This morning as I sit on the front porch with Alastor the Rescue Mutt, he is serene and watchful and I am deeply weary.
I have been running too fast and working too hard.
And I am missing my child.
My oldest daughter has been in Europe for more than a week now. Last night, for the first time since she left, I heard snatches of her voice through a broken internet line.
Now, now…she seems ever so much further away.
As I sit here on the porch swing, Alastor has finished his survey of my world, deemed it safe and drifted off to sleep.
As for me, I am taking a moment to look around. My roses haven’t been touched all summer. I haven’t watered or fertilized a single plant along the front walk. The plants I bought for the front steps are finally in their pots but only because one of the kids had mercy on them yesterday.
Last night, a neighbor asked me what happened to my “sassy, spiky hair”. I reached one hand up to touch the top of my head and realized I have been too tired to care.

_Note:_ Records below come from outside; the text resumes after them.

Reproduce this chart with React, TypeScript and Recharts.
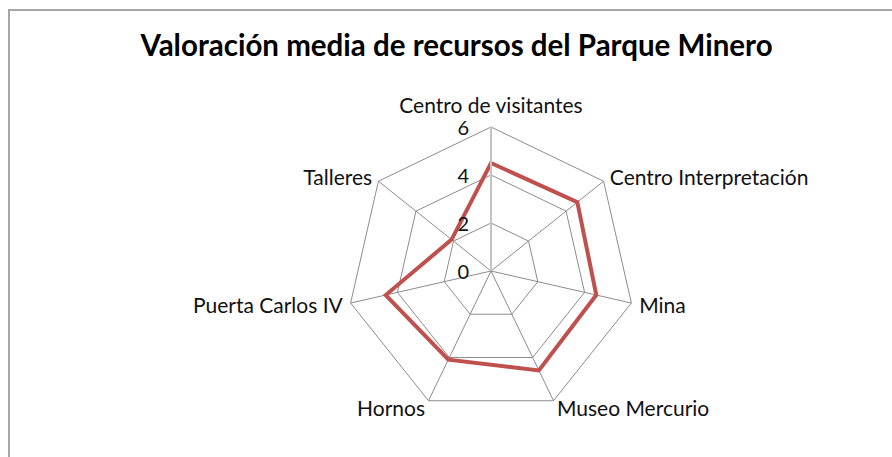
import React from 'react';
import { RadarChart, Radar, PolarGrid, PolarAngleAxis, PolarRadiusAxis } from 'recharts';

const categories = [
  'Centro de visitantes',
  'Centro Interpretación',
  'Mina',
  'Museo Mercurio',
  'Hornos',
  'Puerta Carlos IV',
  'Talleres',
];
const ratings = [4.5, 4.6, 4.5, 4.6, 4.1, 4.5, 2.1];
const radiusTicks = [0, 2, 4, 6];

const data = categories.map((name, i) => ({ name, value: ratings[i] }));

const CX = 491;
const CY = 271;
const FONT = 'Lato, "Open Sans", sans-serif';

const AngleTick = (props: any) => {
  const { x, y, payload } = props;
  const dx = x - CX;
  let anchor: 'start' | 'middle' | 'end' = 'middle';
  if (dx > 5) anchor = 'start';
  else if (dx < -5) anchor = 'end';
  const isTop = Math.abs(dx) <= 5;
  return (
    <text
      x={x}
      y={isTop ? y - 6 : y}
      textAnchor={anchor}
      dominantBaseline={isTop ? 'auto' : 'central'}
      fontFamily={FONT}
      fontSize={21}
      fill="#111"
    >
      {payload.value}
    </text>
  );
};

const RadiusTick = (props: any) => {
  const { x, y, payload } = props;
  return (
    <text
      x={x - 22}
      y={y}
      textAnchor="end"
      dominantBaseline="central"
      fontFamily={FONT}
      fontSize={20}
      fill="#111"
    >
      {payload.value}
    </text>
  );
};

export default function App() {
  return (
    <div style={{ position: 'absolute', left: 0, top: 0, width: 892, height: 457, background: '#fff', overflow: 'hidden' }}>
      <div
        style={{
          position: 'absolute',
          left: 8,
          top: 9,
          width: 920,
          height: 500,
          border: '2px solid #a6a6a6',
          boxSizing: 'border-box',
        }}
      />
      <div
        style={{
          position: 'absolute',
          left: 0,
          top: 27,
          width: 913,
          textAlign: 'center',
          fontFamily: FONT,
          fontWeight: 700,
          fontSize: 29.5,
          color: '#000',
        }}
      >
        Valoración media de recursos del Parque Minero
      </div>
      <div style={{ position: 'absolute', left: 0, top: 0 }}>
        <RadarChart width={892} height={457} data={data} cx={CX} cy={CY} outerRadius={144}>
          <PolarGrid gridType="polygon" stroke="#8c8c8c" strokeWidth={1} />
          <PolarAngleAxis dataKey="name" tick={<AngleTick />} tickLine={false} axisLine={false} />
          <PolarRadiusAxis
            angle={90}
            domain={[0, 6]}
            ticks={radiusTicks}
            tick={<RadiusTick />}
            tickLine={false}
            axisLine={{ stroke: '#c4c4c4', strokeWidth: 2 }}
          />
          <Radar
            dataKey="value"
            stroke="#c0504d"
            strokeWidth={4}
            fill="none"
            fillOpacity={0}
            dot={false}
            isAnimationActive={false}
          />
        </RadarChart>
      </div>
    </div>
  );
}
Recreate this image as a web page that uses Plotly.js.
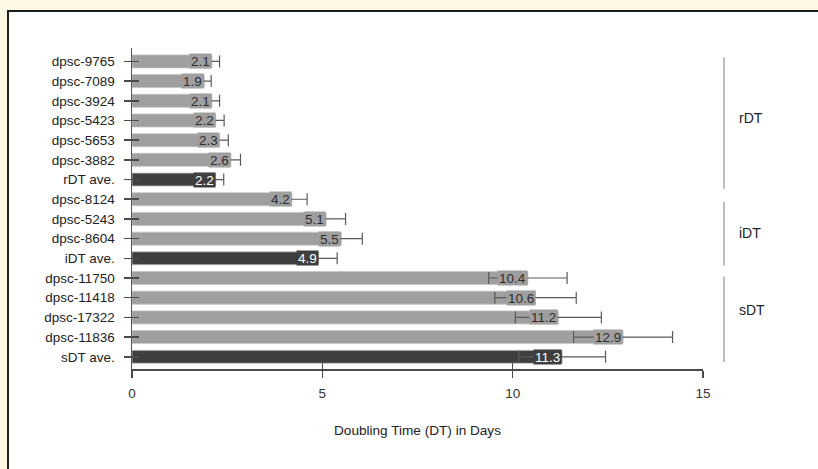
<!DOCTYPE html>
<html>
<head>
<meta charset="utf-8">
<script src="https://cdn.plot.ly/plotly-3.0.1.min.js"></script>
<style>
  html, body { margin:0; padding:0; width:818px; height:469px; overflow:hidden; background:#fdf8e3; }
  #frame { position:absolute; left:7px; top:10px; width:830px; height:480px; background:#ffffff; border:2px solid #1e1e1e; box-shadow: 1px 1px 1px #999; }
  #chart { position:absolute; left:0; top:0; width:818px; height:469px; }
</style>
</head>
<body>
<div id="frame"></div>
<div id="chart"></div>
<script>
// ---- data ----
const categories = ['dpsc-9765','dpsc-7089','dpsc-3924','dpsc-5423','dpsc-5653','dpsc-3882','rDT ave.',
                    'dpsc-8124','dpsc-5243','dpsc-8604','iDT ave.',
                    'dpsc-11750','dpsc-11418','dpsc-17322','dpsc-11836','sDT ave.'];
const values = [2.1, 1.9, 2.1, 2.2, 2.3, 2.6, 2.2, 4.2, 5.1, 5.5, 4.9, 10.4, 10.6, 11.2, 12.9, 11.3];
const errors = [0.2, 0.18, 0.2, 0.22, 0.23, 0.25, 0.21, 0.4, 0.51, 0.55, 0.49, 1.03, 1.07, 1.13, 1.3, 1.14];
const groupNames = ['rDT', 'iDT', 'sDT'];
const xTicks = [0, 5, 10, 15];

// ---- styling ----
const GRAY = '#9f9f9f', DARK = '#3f3f3f';
const isAve = categories.map(c => c.endsWith('ave.'));
const barColors = isAve.map(a => a ? DARK : GRAY);
const FONT = 'Liberation Sans, Arial, sans-serif';

const bars = {
  type: 'bar', orientation: 'h',
  x: values, y: categories,
  marker: { color: barColors, line: { color: '#c4c4c4', width: 0.8 } },
  error_x: { type: 'data', array: errors, visible: true, color: '#5a5a5a', thickness: 1.2, width: 6 },
  hoverinfo: 'x+y', showlegend: false
};
const dummy = {
  type: 'scatter', mode: 'none', x: values, y: categories,
  xaxis: 'x2', yaxis: 'y2', hoverinfo: 'skip', showlegend: false
};

const annotations = values.map((v, i) => ({
  x: v, y: categories[i], xref: 'x', yref: 'y',
  text: v.toFixed(1), showarrow: false, xanchor: 'right', yanchor: 'middle',
  bgcolor: barColors[i], borderpad: 1, height: 12,
  font: { family: FONT, size: 13.5, color: isAve[i] ? '#ffffff' : '#2e2e2e' }
}));

// group brackets
const groupSpans = [[-0.2, 6.47], [7.13, 10.37], [10.93, 15.27]];
const groupLabelPos = [2.87, 8.73, 12.6];
const shapes = groupSpans.map(s => ({
  type: 'line', xref: 'paper', yref: 'y', x0: 1.0368, x1: 1.0368, y0: s[0], y1: s[1],
  line: { color: '#a8a8a8', width: 1.5 }
}));
groupNames.forEach((g, i) => annotations.push({
  x: 1.0596, xref: 'paper', y: groupLabelPos[i], yref: 'y', text: g, showarrow: false,
  xanchor: 'left', yanchor: 'middle', font: { family: FONT, size: 14, color: '#222' }
}));

const layout = {
  width: 818, height: 469,
  margin: { l: 132, r: 115, t: 48.3, b: 100.1 },
  paper_bgcolor: 'rgba(0,0,0,0)', plot_bgcolor: 'rgba(0,0,0,0)',
  font: { family: FONT, size: 13.5, color: '#222' },
  bargap: 0.34,
  xaxis: {
    range: [0, 15], tickvals: xTicks, ticktext: xTicks.map(String),
    showgrid: false, zeroline: false, showline: true, linecolor: '#4a4a4a', linewidth: 2,
    ticks: 'outside', ticklen: 7, tickwidth: 1.5, tickcolor: '#4a4a4a',
    ticklabelstandoff: 4,
    tickfont: { family: FONT, size: 13.5, color: '#333' },
    title: { text: 'Doubling Time (DT) in Days', font: { family: FONT, size: 13.6, color: '#222' }, standoff: 25 },
    fixedrange: true
  },
  yaxis: {
    type: 'category', categoryorder: 'array', categoryarray: categories,
    range: [15.62, -0.68],
    showgrid: false, zeroline: false, showline: true, linecolor: '#555', linewidth: 1.5,
    ticks: 'outside', ticklen: 7, tickwidth: 1.5, tickcolor: '#4a4a4a',
    ticklabelstandoff: 6,
    tickfont: { family: FONT, size: 13.5, color: '#222' },
    fixedrange: true
  },
  xaxis2: {
    overlaying: 'x', matches: 'x', anchor: 'y2', side: 'bottom',
    tickvals: xTicks, ticks: 'inside', ticklen: 7, tickwidth: 1.5, tickcolor: '#4a4a4a',
    showticklabels: false, showline: false, showgrid: false, zeroline: false
  },
  yaxis2: {
    overlaying: 'y', matches: 'y', anchor: 'x2', side: 'left', type: 'category',
    ticks: 'inside', ticklen: 7, tickwidth: 1.5, tickcolor: '#4a4a4a',
    showticklabels: false, showline: false, showgrid: false, zeroline: false
  },
  shapes: shapes,
  annotations: annotations
};

Plotly.newPlot('chart', [bars, dummy], layout, { displayModeBar: false, staticPlot: true });
</script>
</body>
</html>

This is a little bit scary.
Then the words of Moses’ song from Psalm 90 break through it all-
Lord, you have been our dwelling place throughout all generations…
In the Hebrew, the words “dwelling place” reflect a covenant relationship like that of marriage.
Lord, forever and ever, through my wandering, my weakness, the good and the bad, I have been Yours and and You have been mine…
Then a little further down in the Psalm-
Satisfy us in the morning with your unfailing love,
that we may sing for joy and be glad all our days. (vs 14)
Satisfy us in the morning with your unfailing love…
It is hard here sometimes, sad and weary too, but the steadfast love of God is always more than enough for our hungry souls.